US probe into the Bank of England’s handling of the forex inquiry

By Nicole Miskelly | 14 May 2015

US prosecutors are probing into what the Bank of England (BoE) knew about the way traders’ behaved in the foreign exchange (FX) market, the FT reports.

The integrity of the central bank has come into question because US prosecutors have raised concerns over the thoroughness of the Bank of England’s report and the handling of the forex inquiry.

According to the FT, the Department of Justice has been making secret requests, without informing the UK authorities, to hold an interview with a senior RBS forex trader who was previously questioned by the BoE during their own investigation to uncover whether any of its own officials knew about the manipulation of the forex market.

The Department of Justice have requested to interview James Pearson, head of RBS’S European forex trading at the US embassy, the FT reports.  Pearson was part of a group of chief dealers who regularly attended meeting with bank officials to discuss the forex, one of the world’s largest financial markets. Pearson is one of just two traders who kept their jobs after cuts were made by the five banks under investigation.
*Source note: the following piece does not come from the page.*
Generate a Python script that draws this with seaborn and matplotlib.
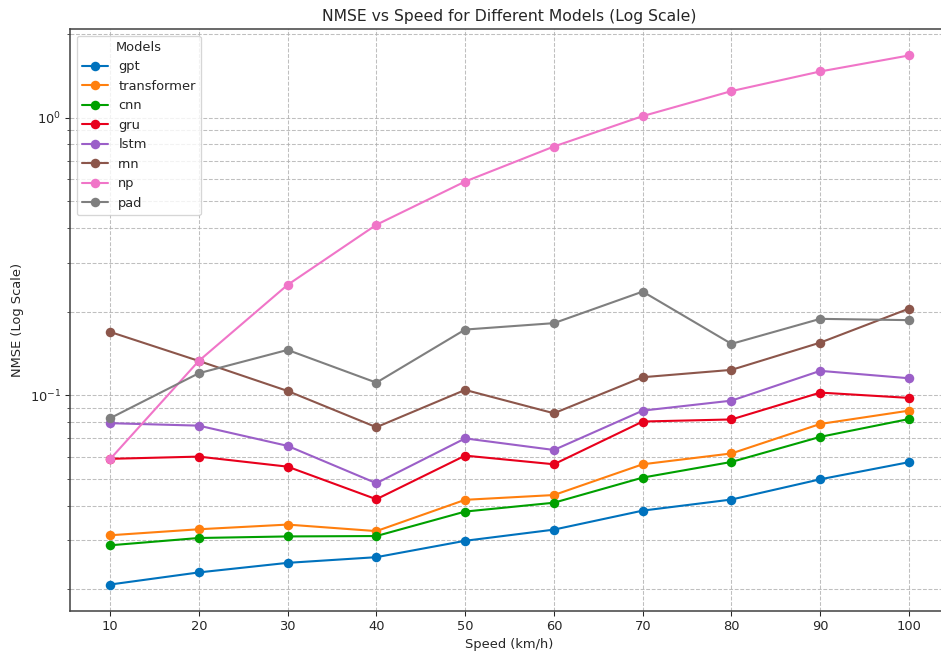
import pandas as pd
import matplotlib
matplotlib.use("Agg")
import matplotlib.pyplot as plt
import seaborn as sns

# --- Data ---
speeds = [10, 20, 30, 40, 50, 60, 70, 80, 90, 100]
models = ["gpt", "transformer", "cnn", "gru", "lstm", "rnn", "np", "pad"]

gpt = [0.0208, 0.0230, 0.0249, 0.0261, 0.0299, 0.0328, 0.0384, 0.0421, 0.0498, 0.0574]
transformer = [0.0313, 0.0329, 0.0342, 0.0324, 0.0420, 0.0437, 0.0564, 0.0617, 0.0788, 0.0880]
cnn = [0.0288, 0.0306, 0.0310, 0.0311, 0.0381, 0.0410, 0.0505, 0.0575, 0.0708, 0.0821]
gru = [0.0590, 0.0601, 0.0553, 0.0422, 0.0606, 0.0564, 0.0804, 0.0818, 0.1022, 0.0978]
lstm = [0.0793, 0.0777, 0.0657, 0.0482, 0.0699, 0.0635, 0.0880, 0.0956, 0.1224, 0.1151]
rnn = [0.1691, 0.1329, 0.1036, 0.0767, 0.1045, 0.0861, 0.1161, 0.1234, 0.1547, 0.2051]
np_vals = [0.0588, 0.1329, 0.2497, 0.4110, 0.5885, 0.7867, 1.0125, 1.2459, 1.4662, 1.6743]
pad = [0.0826, 0.1200, 0.1456, 0.1110, 0.1724, 0.1818, 0.2362, 0.1531, 0.1884, 0.1864]

series = [gpt, transformer, cnn, gru, lstm, rnn, np_vals, pad]
colors = ["#0072bd", "#ff7f0e", "#00a000", "#e8001c",
          "#9b5fc8", "#8c564b", "#f075c8", "#7f7f7f"]

rows = []
for name, vals in zip(models, series):
    for s, v in zip(speeds, vals):
        rows.append({"Speed": s, "NMSE": v, "Model": name})
df = pd.DataFrame(rows)

# --- Figure ---
sns.set_style("ticks")
plt.rcParams["font.family"] = ["DejaVu Sans"]
plt.rcParams["axes.edgecolor"] = "#444444"
plt.rcParams["axes.linewidth"] = 1.2

DPI = 94
fig = plt.figure(figsize=(941 / DPI, 654 / DPI), dpi=DPI)
ax = fig.add_axes([0.07444, 0.06575, 0.93406, 0.88991])

sns.lineplot(
    data=df, x="Speed", y="NMSE", hue="Model", hue_order=models,
    palette=colors, marker="o", markersize=7.3, markeredgewidth=0,
    linewidth=1.6, ax=ax,
)

ax.set_yscale("log")
ax.set_xticks(speeds)
ax.grid(True, which="both", linestyle="--", color="#b0b0b0", alpha=0.8)

ax.set_title("NMSE vs Speed for Different Models (Log Scale)")
ax.set_xlabel("Speed (km/h)")
ax.set_ylabel("NMSE (Log Scale)")
ax.legend(title="Models", loc="upper left")

fig.savefig("out.png", dpi=DPI)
BoE’s previous £3m forex inquiry, which was led by veteran City litigator, Lord Grabiner QC, cleared bank officials of any  wrongdoing, however, according to the FT, an official who has since been dismissed for unrelated matters, said that officials should have escalated any concerns to superiors.

The parliamentary Treasury select committee also raised concerns this year over whether the terms of the inquiry had been drawn too closely, however, during the time of the inquiry BoE governor, Mark Carney, told the committee that the Grabiner report was “thorough and comprehensive”.

The Department of Justice’s request comes at a time when BoE has been trying to present itself as a more accountable and transparent institution, despite recently being drawn into a criminal investigation by the UK serious Fraud Office which is looking into whether any BoE officials’ were involved in the manipulation of money-market auctions during the initial stages of the financial crisis.